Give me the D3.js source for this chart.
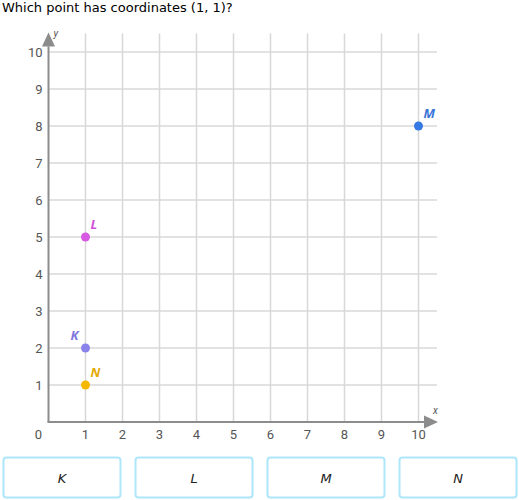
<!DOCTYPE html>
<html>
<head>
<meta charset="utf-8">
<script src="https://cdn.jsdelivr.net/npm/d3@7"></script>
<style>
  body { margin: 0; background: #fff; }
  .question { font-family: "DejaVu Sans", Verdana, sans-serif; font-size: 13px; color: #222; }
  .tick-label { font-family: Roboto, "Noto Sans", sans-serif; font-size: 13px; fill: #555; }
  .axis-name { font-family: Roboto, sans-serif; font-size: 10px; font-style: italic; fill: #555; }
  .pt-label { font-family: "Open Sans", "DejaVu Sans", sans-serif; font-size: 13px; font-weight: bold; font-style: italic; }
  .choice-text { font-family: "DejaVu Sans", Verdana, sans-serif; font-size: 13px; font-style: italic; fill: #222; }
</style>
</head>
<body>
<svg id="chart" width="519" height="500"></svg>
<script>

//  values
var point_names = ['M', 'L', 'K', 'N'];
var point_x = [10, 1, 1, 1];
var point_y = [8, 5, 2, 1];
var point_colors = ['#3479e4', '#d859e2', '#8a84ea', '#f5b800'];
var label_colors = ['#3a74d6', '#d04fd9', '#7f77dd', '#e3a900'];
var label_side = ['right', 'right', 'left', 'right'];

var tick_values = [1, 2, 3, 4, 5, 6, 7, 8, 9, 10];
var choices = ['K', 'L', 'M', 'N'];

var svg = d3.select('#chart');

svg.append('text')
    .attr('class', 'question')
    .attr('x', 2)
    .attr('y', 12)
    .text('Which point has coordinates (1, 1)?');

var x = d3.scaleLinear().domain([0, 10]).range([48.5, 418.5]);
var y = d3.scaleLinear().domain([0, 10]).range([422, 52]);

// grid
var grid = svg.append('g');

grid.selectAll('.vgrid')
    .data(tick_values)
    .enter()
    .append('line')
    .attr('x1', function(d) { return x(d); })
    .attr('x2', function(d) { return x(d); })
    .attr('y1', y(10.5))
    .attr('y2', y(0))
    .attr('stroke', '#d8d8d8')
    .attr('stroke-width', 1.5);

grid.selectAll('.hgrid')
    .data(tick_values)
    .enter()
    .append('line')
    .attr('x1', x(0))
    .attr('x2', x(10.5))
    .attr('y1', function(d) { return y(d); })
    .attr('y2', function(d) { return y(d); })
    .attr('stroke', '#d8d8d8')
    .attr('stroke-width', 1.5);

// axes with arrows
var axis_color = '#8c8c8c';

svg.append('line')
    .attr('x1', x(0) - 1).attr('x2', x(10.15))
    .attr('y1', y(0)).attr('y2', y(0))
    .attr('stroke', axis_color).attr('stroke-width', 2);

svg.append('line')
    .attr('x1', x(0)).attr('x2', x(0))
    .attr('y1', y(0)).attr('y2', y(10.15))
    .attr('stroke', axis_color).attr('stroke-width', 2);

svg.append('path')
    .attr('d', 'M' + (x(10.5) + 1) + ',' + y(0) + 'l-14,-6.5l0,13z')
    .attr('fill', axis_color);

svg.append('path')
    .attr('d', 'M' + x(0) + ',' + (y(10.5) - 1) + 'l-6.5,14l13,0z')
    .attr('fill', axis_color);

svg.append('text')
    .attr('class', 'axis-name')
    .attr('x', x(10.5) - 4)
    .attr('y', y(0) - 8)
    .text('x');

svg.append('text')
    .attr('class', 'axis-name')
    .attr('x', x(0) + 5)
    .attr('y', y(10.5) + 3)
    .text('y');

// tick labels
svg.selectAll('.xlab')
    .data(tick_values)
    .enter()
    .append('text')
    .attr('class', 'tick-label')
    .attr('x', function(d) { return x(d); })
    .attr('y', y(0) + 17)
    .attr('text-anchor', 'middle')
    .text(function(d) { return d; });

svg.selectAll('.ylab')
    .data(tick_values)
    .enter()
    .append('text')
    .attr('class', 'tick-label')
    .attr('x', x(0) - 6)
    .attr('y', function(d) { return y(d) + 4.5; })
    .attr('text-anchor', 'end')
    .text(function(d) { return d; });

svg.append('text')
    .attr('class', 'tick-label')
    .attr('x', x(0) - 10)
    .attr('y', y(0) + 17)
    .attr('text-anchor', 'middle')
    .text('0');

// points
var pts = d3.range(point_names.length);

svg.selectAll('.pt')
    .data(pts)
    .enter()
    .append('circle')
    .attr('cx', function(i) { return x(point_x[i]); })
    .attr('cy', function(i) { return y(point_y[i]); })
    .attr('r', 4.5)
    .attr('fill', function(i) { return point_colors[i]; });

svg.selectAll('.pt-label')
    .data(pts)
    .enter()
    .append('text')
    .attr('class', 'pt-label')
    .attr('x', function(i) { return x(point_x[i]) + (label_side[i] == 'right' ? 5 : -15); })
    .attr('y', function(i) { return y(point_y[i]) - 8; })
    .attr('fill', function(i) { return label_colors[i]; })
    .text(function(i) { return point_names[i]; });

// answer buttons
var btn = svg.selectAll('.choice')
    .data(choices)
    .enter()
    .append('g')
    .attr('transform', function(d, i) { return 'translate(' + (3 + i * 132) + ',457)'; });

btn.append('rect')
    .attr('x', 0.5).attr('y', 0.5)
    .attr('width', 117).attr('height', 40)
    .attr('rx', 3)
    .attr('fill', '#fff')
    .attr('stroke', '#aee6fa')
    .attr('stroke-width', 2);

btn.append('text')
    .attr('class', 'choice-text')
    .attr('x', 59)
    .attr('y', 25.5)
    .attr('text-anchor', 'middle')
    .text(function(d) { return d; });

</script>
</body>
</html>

_ _ _

§ OBJECTIVE
Word for word, quote the full listing, omitting every picture.

§ OUTPUT FOR THIS EXERCISE
Give me the D3.js source for this chart.
<!DOCTYPE html>
<html>
<head>
<meta charset="utf-8">
<script src="https://cdn.jsdelivr.net/npm/d3@7"></script>
<style>
  body { margin: 0; background: #fff; }
  .question { font-family: "DejaVu Sans", Verdana, sans-serif; font-size: 13px; color: #222; }
  .tick-label { font-family: Roboto, "Noto Sans", sans-serif; font-size: 13px; fill: #555; }
  .axis-name { font-family: Roboto, sans-serif; font-size: 10px; font-style: italic; fill: #555; }
  .pt-label { font-family: "Open Sans", "DejaVu Sans", sans-serif; font-size: 13px; font-weight: bold; font-style: italic; }
  .choice-text { font-family: "DejaVu Sans", Verdana, sans-serif; font-size: 13px; font-style: italic; fill: #222; }
</style>
</head>
<body>
<svg id="chart" width="519" height="500"></svg>
<script>

//  values
var point_names = ['M', 'L', 'K', 'N'];
var point_x = [10, 1, 1, 1];
var point_y = [8, 5, 2, 1];
var point_colors = ['#3479e4', '#d859e2', '#8a84ea', '#f5b800'];
var label_colors = ['#3a74d6', '#d04fd9', '#7f77dd', '#e3a900'];
var label_side = ['right', 'right', 'left', 'right'];

var tick_values = [1, 2, 3, 4, 5, 6, 7, 8, 9, 10];
var choices = ['K', 'L', 'M', 'N'];

var svg = d3.select('#chart');

svg.append('text')
    .attr('class', 'question')
    .attr('x', 2)
    .attr('y', 12)
    .text('Which point has coordinates (1, 1)?');

var x = d3.scaleLinear().domain([0, 10]).range([48.5, 418.5]);
var y = d3.scaleLinear().domain([0, 10]).range([422, 52]);

// grid
var grid = svg.append('g');

grid.selectAll('.vgrid')
    .data(tick_values)
    .enter()
    .append('line')
    .attr('x1', function(d) { return x(d); })
    .attr('x2', function(d) { return x(d); })
    .attr('y1', y(10.5))
    .attr('y2', y(0))
    .attr('stroke', '#d8d8d8')
    .attr('stroke-width', 1.5);

grid.selectAll('.hgrid')
    .data(tick_values)
    .enter()
    .append('line')
    .attr('x1', x(0))
    .attr('x2', x(10.5))
    .attr('y1', function(d) { return y(d); })
    .attr('y2', function(d) { return y(d); })
    .attr('stroke', '#d8d8d8')
    .attr('stroke-width', 1.5);

// axes with arrows
var axis_color = '#8c8c8c';

svg.append('line')
    .attr('x1', x(0) - 1).attr('x2', x(10.15))
    .attr('y1', y(0)).attr('y2', y(0))
    .attr('stroke', axis_color).attr('stroke-width', 2);

svg.append('line')
    .attr('x1', x(0)).attr('x2', x(0))
    .attr('y1', y(0)).attr('y2', y(10.15))
    .attr('stroke', axis_color).attr('stroke-width', 2);

svg.append('path')
    .attr('d', 'M' + (x(10.5) + 1) + ',' + y(0) + 'l-14,-6.5l0,13z')
    .attr('fill', axis_color);

svg.append('path')
    .attr('d', 'M' + x(0) + ',' + (y(10.5) - 1) + 'l-6.5,14l13,0z')
    .attr('fill', axis_color);

svg.append('text')
    .attr('class', 'axis-name')
    .attr('x', x(10.5) - 4)
    .attr('y', y(0) - 8)
    .text('x');

svg.append('text')
    .attr('class', 'axis-name')
    .attr('x', x(0) + 5)
    .attr('y', y(10.5) + 3)
    .text('y');

// tick labels
svg.selectAll('.xlab')
    .data(tick_values)
    .enter()
    .append('text')
    .attr('class', 'tick-label')
    .attr('x', function(d) { return x(d); })
    .attr('y', y(0) + 17)
    .attr('text-anchor', 'middle')
    .text(function(d) { return d; });

svg.selectAll('.ylab')
    .data(tick_values)
    .enter()
    .append('text')
    .attr('class', 'tick-label')
    .attr('x', x(0) - 6)
    .attr('y', function(d) { return y(d) + 4.5; })
    .attr('text-anchor', 'end')
    .text(function(d) { return d; });

svg.append('text')
    .attr('class', 'tick-label')
    .attr('x', x(0) - 10)
    .attr('y', y(0) + 17)
    .attr('text-anchor', 'middle')
    .text('0');

// points
var pts = d3.range(point_names.length);

svg.selectAll('.pt')
    .data(pts)
    .enter()
    .append('circle')
    .attr('cx', function(i) { return x(point_x[i]); })
    .attr('cy', function(i) { return y(point_y[i]); })
    .attr('r', 4.5)
    .attr('fill', function(i) { return point_colors[i]; });

svg.selectAll('.pt-label')
    .data(pts)
    .enter()
    .append('text')
    .attr('class', 'pt-label')
    .attr('x', function(i) { return x(point_x[i]) + (label_side[i] == 'right' ? 5 : -15); })
    .attr('y', function(i) { return y(point_y[i]) - 8; })
    .attr('fill', function(i) { return label_colors[i]; })
    .text(function(i) { return point_names[i]; });

// answer buttons
var btn = svg.selectAll('.choice')
    .data(choices)
    .enter()
    .append('g')
    .attr('transform', function(d, i) { return 'translate(' + (3 + i * 132) + ',457)'; });

btn.append('rect')
    .attr('x', 0.5).attr('y', 0.5)
    .attr('width', 117).attr('height', 40)
    .attr('rx', 3)
    .attr('fill', '#fff')
    .attr('stroke', '#aee6fa')
    .attr('stroke-width', 2);

btn.append('text')
    .attr('class', 'choice-text')
    .attr('x', 59)
    .attr('y', 25.5)
    .attr('text-anchor', 'middle')
    .text(function(d) { return d; });

</script>
</body>
</html>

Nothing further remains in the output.